#### What needs to be done:
Strip the pictures and reproduce the rest of the listing exactly.

#### Source data:
☆ ☆ ☆

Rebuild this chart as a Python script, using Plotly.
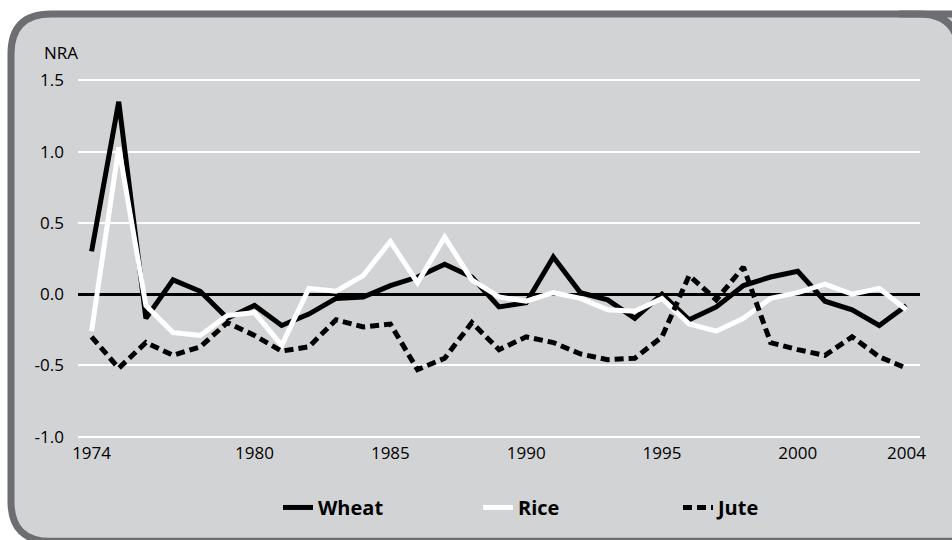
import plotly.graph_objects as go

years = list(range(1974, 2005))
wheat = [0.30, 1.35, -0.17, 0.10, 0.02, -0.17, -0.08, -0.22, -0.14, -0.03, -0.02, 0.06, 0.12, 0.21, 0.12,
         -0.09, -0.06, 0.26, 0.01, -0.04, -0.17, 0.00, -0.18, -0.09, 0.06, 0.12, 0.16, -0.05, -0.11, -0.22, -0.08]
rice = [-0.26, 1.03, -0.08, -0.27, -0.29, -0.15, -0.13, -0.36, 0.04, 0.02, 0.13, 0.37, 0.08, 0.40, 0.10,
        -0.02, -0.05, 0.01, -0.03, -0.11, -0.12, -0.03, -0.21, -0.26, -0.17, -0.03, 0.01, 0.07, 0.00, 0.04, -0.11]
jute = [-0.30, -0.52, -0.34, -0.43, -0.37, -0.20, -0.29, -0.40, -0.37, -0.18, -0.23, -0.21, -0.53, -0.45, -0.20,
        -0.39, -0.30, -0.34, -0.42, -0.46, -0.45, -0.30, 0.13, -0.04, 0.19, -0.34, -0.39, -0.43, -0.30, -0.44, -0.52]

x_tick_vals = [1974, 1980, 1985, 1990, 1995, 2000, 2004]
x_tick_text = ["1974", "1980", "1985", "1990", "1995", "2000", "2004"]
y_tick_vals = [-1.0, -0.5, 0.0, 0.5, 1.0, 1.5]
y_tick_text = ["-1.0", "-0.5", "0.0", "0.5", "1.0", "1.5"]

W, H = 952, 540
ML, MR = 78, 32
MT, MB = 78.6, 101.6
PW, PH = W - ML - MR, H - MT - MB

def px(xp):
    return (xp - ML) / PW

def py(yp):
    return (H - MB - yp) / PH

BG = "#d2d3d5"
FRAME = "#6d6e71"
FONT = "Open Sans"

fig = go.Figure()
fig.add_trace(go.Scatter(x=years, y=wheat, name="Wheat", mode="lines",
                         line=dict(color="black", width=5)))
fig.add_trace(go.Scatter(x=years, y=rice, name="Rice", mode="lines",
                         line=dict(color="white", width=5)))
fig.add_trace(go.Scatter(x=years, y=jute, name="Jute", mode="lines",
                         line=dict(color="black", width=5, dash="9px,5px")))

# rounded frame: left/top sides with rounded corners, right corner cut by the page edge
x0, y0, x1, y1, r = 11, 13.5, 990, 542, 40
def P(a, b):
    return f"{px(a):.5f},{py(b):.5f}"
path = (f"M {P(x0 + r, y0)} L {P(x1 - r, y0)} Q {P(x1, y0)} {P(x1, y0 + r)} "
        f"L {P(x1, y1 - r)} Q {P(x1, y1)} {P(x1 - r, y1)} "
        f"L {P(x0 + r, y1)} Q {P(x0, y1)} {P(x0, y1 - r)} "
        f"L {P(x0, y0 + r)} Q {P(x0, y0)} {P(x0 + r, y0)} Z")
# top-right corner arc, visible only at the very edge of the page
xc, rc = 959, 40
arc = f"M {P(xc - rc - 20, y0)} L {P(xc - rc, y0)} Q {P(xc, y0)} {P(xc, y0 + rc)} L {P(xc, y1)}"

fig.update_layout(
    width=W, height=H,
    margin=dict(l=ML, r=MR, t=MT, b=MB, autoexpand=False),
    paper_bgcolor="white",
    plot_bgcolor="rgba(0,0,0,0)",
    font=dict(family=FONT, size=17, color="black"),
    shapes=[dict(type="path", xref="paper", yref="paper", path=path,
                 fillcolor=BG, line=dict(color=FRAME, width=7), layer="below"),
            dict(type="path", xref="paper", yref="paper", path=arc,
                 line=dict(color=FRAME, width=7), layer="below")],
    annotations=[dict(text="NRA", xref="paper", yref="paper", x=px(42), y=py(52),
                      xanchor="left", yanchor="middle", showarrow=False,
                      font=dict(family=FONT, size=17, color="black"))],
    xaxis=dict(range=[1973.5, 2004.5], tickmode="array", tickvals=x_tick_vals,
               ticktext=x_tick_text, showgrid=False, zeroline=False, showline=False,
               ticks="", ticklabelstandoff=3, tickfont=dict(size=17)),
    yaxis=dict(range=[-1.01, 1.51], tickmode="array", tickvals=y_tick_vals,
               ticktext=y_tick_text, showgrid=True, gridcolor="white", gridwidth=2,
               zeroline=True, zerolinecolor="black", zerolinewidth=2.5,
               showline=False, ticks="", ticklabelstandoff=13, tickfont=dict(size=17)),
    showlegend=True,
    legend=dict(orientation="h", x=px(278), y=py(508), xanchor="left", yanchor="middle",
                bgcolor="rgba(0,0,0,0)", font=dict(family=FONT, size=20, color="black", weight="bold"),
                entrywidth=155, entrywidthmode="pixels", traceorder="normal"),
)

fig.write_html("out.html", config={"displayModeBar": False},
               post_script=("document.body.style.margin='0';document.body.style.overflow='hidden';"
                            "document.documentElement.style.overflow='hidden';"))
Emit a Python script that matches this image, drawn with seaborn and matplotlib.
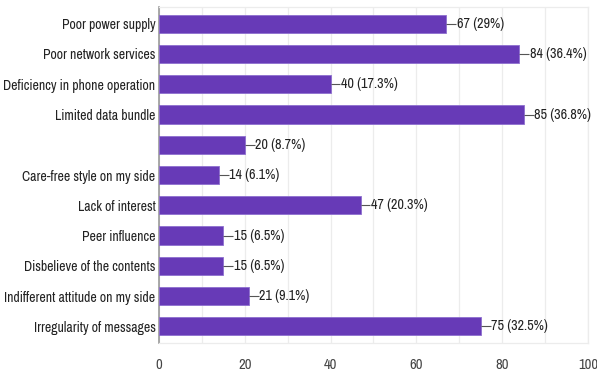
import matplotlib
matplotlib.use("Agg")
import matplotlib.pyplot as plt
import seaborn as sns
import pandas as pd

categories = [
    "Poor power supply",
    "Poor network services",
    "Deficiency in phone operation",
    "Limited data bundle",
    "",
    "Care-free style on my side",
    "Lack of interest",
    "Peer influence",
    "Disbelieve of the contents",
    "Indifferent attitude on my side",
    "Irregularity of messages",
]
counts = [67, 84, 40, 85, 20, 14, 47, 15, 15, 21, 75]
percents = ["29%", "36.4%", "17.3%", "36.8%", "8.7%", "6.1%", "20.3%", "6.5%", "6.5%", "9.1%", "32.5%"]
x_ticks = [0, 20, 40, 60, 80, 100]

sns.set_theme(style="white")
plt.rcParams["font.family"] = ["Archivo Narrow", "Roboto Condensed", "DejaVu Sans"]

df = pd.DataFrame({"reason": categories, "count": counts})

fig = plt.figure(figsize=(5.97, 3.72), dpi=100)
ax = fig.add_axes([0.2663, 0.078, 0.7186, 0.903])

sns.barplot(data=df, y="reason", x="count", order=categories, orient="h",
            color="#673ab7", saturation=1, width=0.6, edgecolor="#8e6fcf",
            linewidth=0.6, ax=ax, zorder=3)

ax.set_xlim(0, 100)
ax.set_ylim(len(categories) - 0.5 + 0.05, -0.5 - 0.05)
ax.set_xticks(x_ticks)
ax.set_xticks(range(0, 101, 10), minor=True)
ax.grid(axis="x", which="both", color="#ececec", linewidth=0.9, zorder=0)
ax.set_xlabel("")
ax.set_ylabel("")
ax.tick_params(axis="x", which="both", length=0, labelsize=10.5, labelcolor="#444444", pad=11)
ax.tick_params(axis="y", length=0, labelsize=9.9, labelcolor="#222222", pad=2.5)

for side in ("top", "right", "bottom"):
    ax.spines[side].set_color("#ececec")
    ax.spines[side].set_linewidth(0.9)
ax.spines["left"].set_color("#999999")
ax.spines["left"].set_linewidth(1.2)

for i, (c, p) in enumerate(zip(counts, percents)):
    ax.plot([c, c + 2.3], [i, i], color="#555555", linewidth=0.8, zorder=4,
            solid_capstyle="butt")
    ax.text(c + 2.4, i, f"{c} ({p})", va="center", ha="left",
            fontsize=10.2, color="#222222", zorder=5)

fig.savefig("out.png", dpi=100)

☆ ☆ ☆

#### The answer:
Rebuild this chart as a Python script, using Plotly.
import plotly.graph_objects as go

years = list(range(1974, 2005))
wheat = [0.30, 1.35, -0.17, 0.10, 0.02, -0.17, -0.08, -0.22, -0.14, -0.03, -0.02, 0.06, 0.12, 0.21, 0.12,
         -0.09, -0.06, 0.26, 0.01, -0.04, -0.17, 0.00, -0.18, -0.09, 0.06, 0.12, 0.16, -0.05, -0.11, -0.22, -0.08]
rice = [-0.26, 1.03, -0.08, -0.27, -0.29, -0.15, -0.13, -0.36, 0.04, 0.02, 0.13, 0.37, 0.08, 0.40, 0.10,
        -0.02, -0.05, 0.01, -0.03, -0.11, -0.12, -0.03, -0.21, -0.26, -0.17, -0.03, 0.01, 0.07, 0.00, 0.04, -0.11]
jute = [-0.30, -0.52, -0.34, -0.43, -0.37, -0.20, -0.29, -0.40, -0.37, -0.18, -0.23, -0.21, -0.53, -0.45, -0.20,
        -0.39, -0.30, -0.34, -0.42, -0.46, -0.45, -0.30, 0.13, -0.04, 0.19, -0.34, -0.39, -0.43, -0.30, -0.44, -0.52]

x_tick_vals = [1974, 1980, 1985, 1990, 1995, 2000, 2004]
x_tick_text = ["1974", "1980", "1985", "1990", "1995", "2000", "2004"]
y_tick_vals = [-1.0, -0.5, 0.0, 0.5, 1.0, 1.5]
y_tick_text = ["-1.0", "-0.5", "0.0", "0.5", "1.0", "1.5"]

W, H = 952, 540
ML, MR = 78, 32
MT, MB = 78.6, 101.6
PW, PH = W - ML - MR, H - MT - MB

def px(xp):
    return (xp - ML) / PW

def py(yp):
    return (H - MB - yp) / PH

BG = "#d2d3d5"
FRAME = "#6d6e71"
FONT = "Open Sans"

fig = go.Figure()
fig.add_trace(go.Scatter(x=years, y=wheat, name="Wheat", mode="lines",
                         line=dict(color="black", width=5)))
fig.add_trace(go.Scatter(x=years, y=rice, name="Rice", mode="lines",
                         line=dict(color="white", width=5)))
fig.add_trace(go.Scatter(x=years, y=jute, name="Jute", mode="lines",
                         line=dict(color="black", width=5, dash="9px,5px")))

# rounded frame: left/top sides with rounded corners, right corner cut by the page edge
x0, y0, x1, y1, r = 11, 13.5, 990, 542, 40
def P(a, b):
    return f"{px(a):.5f},{py(b):.5f}"
path = (f"M {P(x0 + r, y0)} L {P(x1 - r, y0)} Q {P(x1, y0)} {P(x1, y0 + r)} "
        f"L {P(x1, y1 - r)} Q {P(x1, y1)} {P(x1 - r, y1)} "
        f"L {P(x0 + r, y1)} Q {P(x0, y1)} {P(x0, y1 - r)} "
        f"L {P(x0, y0 + r)} Q {P(x0, y0)} {P(x0 + r, y0)} Z")
# top-right corner arc, visible only at the very edge of the page
xc, rc = 959, 40
arc = f"M {P(xc - rc - 20, y0)} L {P(xc - rc, y0)} Q {P(xc, y0)} {P(xc, y0 + rc)} L {P(xc, y1)}"

fig.update_layout(
    width=W, height=H,
    margin=dict(l=ML, r=MR, t=MT, b=MB, autoexpand=False),
    paper_bgcolor="white",
    plot_bgcolor="rgba(0,0,0,0)",
    font=dict(family=FONT, size=17, color="black"),
    shapes=[dict(type="path", xref="paper", yref="paper", path=path,
                 fillcolor=BG, line=dict(color=FRAME, width=7), layer="below"),
            dict(type="path", xref="paper", yref="paper", path=arc,
                 line=dict(color=FRAME, width=7), layer="below")],
    annotations=[dict(text="NRA", xref="paper", yref="paper", x=px(42), y=py(52),
                      xanchor="left", yanchor="middle", showarrow=False,
                      font=dict(family=FONT, size=17, color="black"))],
    xaxis=dict(range=[1973.5, 2004.5], tickmode="array", tickvals=x_tick_vals,
               ticktext=x_tick_text, showgrid=False, zeroline=False, showline=False,
               ticks="", ticklabelstandoff=3, tickfont=dict(size=17)),
    yaxis=dict(range=[-1.01, 1.51], tickmode="array", tickvals=y_tick_vals,
               ticktext=y_tick_text, showgrid=True, gridcolor="white", gridwidth=2,
               zeroline=True, zerolinecolor="black", zerolinewidth=2.5,
               showline=False, ticks="", ticklabelstandoff=13, tickfont=dict(size=17)),
    showlegend=True,
    legend=dict(orientation="h", x=px(278), y=py(508), xanchor="left", yanchor="middle",
                bgcolor="rgba(0,0,0,0)", font=dict(family=FONT, size=20, color="black", weight="bold"),
                entrywidth=155, entrywidthmode="pixels", traceorder="normal"),
)

fig.write_html("out.html", config={"displayModeBar": False},
               post_script=("document.body.style.margin='0';document.body.style.overflow='hidden';"
                            "document.documentElement.style.overflow='hidden';"))
Emit a Python script that matches this image, drawn with seaborn and matplotlib.
import matplotlib
matplotlib.use("Agg")
import matplotlib.pyplot as plt
import seaborn as sns
import pandas as pd

categories = [
    "Poor power supply",
    "Poor network services",
    "Deficiency in phone operation",
    "Limited data bundle",
    "",
    "Care-free style on my side",
    "Lack of interest",
    "Peer influence",
    "Disbelieve of the contents",
    "Indifferent attitude on my side",
    "Irregularity of messages",
]
counts = [67, 84, 40, 85, 20, 14, 47, 15, 15, 21, 75]
percents = ["29%", "36.4%", "17.3%", "36.8%", "8.7%", "6.1%", "20.3%", "6.5%", "6.5%", "9.1%", "32.5%"]
x_ticks = [0, 20, 40, 60, 80, 100]

sns.set_theme(style="white")
plt.rcParams["font.family"] = ["Archivo Narrow", "Roboto Condensed", "DejaVu Sans"]

df = pd.DataFrame({"reason": categories, "count": counts})

fig = plt.figure(figsize=(5.97, 3.72), dpi=100)
ax = fig.add_axes([0.2663, 0.078, 0.7186, 0.903])

sns.barplot(data=df, y="reason", x="count", order=categories, orient="h",
            color="#673ab7", saturation=1, width=0.6, edgecolor="#8e6fcf",
            linewidth=0.6, ax=ax, zorder=3)

ax.set_xlim(0, 100)
ax.set_ylim(len(categories) - 0.5 + 0.05, -0.5 - 0.05)
ax.set_xticks(x_ticks)
ax.set_xticks(range(0, 101, 10), minor=True)
ax.grid(axis="x", which="both", color="#ececec", linewidth=0.9, zorder=0)
ax.set_xlabel("")
ax.set_ylabel("")
ax.tick_params(axis="x", which="both", length=0, labelsize=10.5, labelcolor="#444444", pad=11)
ax.tick_params(axis="y", length=0, labelsize=9.9, labelcolor="#222222", pad=2.5)

for side in ("top", "right", "bottom"):
    ax.spines[side].set_color("#ececec")
    ax.spines[side].set_linewidth(0.9)
ax.spines["left"].set_color("#999999")
ax.spines["left"].set_linewidth(1.2)

for i, (c, p) in enumerate(zip(counts, percents)):
    ax.plot([c, c + 2.3], [i, i], color="#555555", linewidth=0.8, zorder=4,
            solid_capstyle="butt")
    ax.text(c + 2.4, i, f"{c} ({p})", va="center", ha="left",
            fontsize=10.2, color="#222222", zorder=5)

fig.savefig("out.png", dpi=100)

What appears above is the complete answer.